What are some of the tent poles in your career at WME?
The majority of core business that I do is touring but the infrastructure here is unlike any other. It's a real collective and we have experts in each field. The Odd Future Carnival, for example, which we did with Tyler. The very first meeting I asked what excites him, and he goes, "What do you know about carnivals?" And I said, "I don't know anything about Carnivals. And then he went on this 20 minute rampage describing the carnival in crazy detail about the gates and paint colors and rides -- he was focused on the zipper. Then we all confessed that nobody in the room knew anything about carnivals but we would try as a group with Chris Clancy, Kelly Clancy, Tyler, Kevin Shivers, myself and Dave Wirtschafter -- to figure it out. The first year did 2,000 people at Club Nokia with some janky rides out front. Then we went to 8,000 tickets, 14,000 tickets, and last year we sold out 30,000. And now this year we're gonna do 50,000 people .
What do you consider the greatest success of your career?

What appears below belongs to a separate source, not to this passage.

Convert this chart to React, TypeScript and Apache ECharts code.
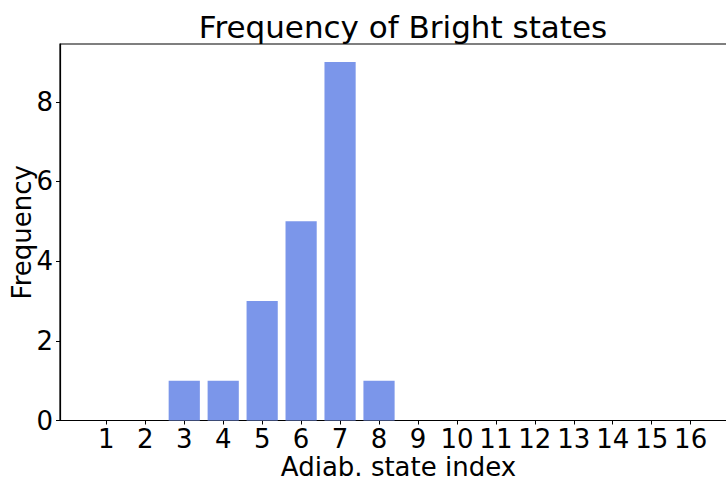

There's so many but there's one that always comes to mind: the Snoop-Dr.-Dre Coachella which was next level in every capacity. I got a call at 2:00 p.m. the Friday before the Monday that Coachella was announcing its line-up on. It was Paul Tollett from Golden Voice .Black Sabbath had canceled and we had had a conversation several months earlier about Snoop and Dr. Dre. He called and asked if there was any possible chance of resurrecting the bill. I had no idea but I hung up and emailed everybody on their teams including Dre, Snoop, lawyers and Jimmy [Iovine] and said, "Hey this opportunity came up, thoughts?" I had a couple of I don't knows and then Dre emails " This sounds interesting." And from that moment on it was like, "Okay, we have him on the hook." Two days later we all meet at Jimmy Iovine's house with everybody--Snoop, Dre, I bring Paul and we literally sit in Jimmy's house. We agreed on everything as a group and I remember Dr. Dre going, "You know what? Fucking let's do this" and it blew my mind.
What is your business philosophy?
You know that expression “It’s not personal, it’s business”? I never understood that, ever. Everything I do is personal.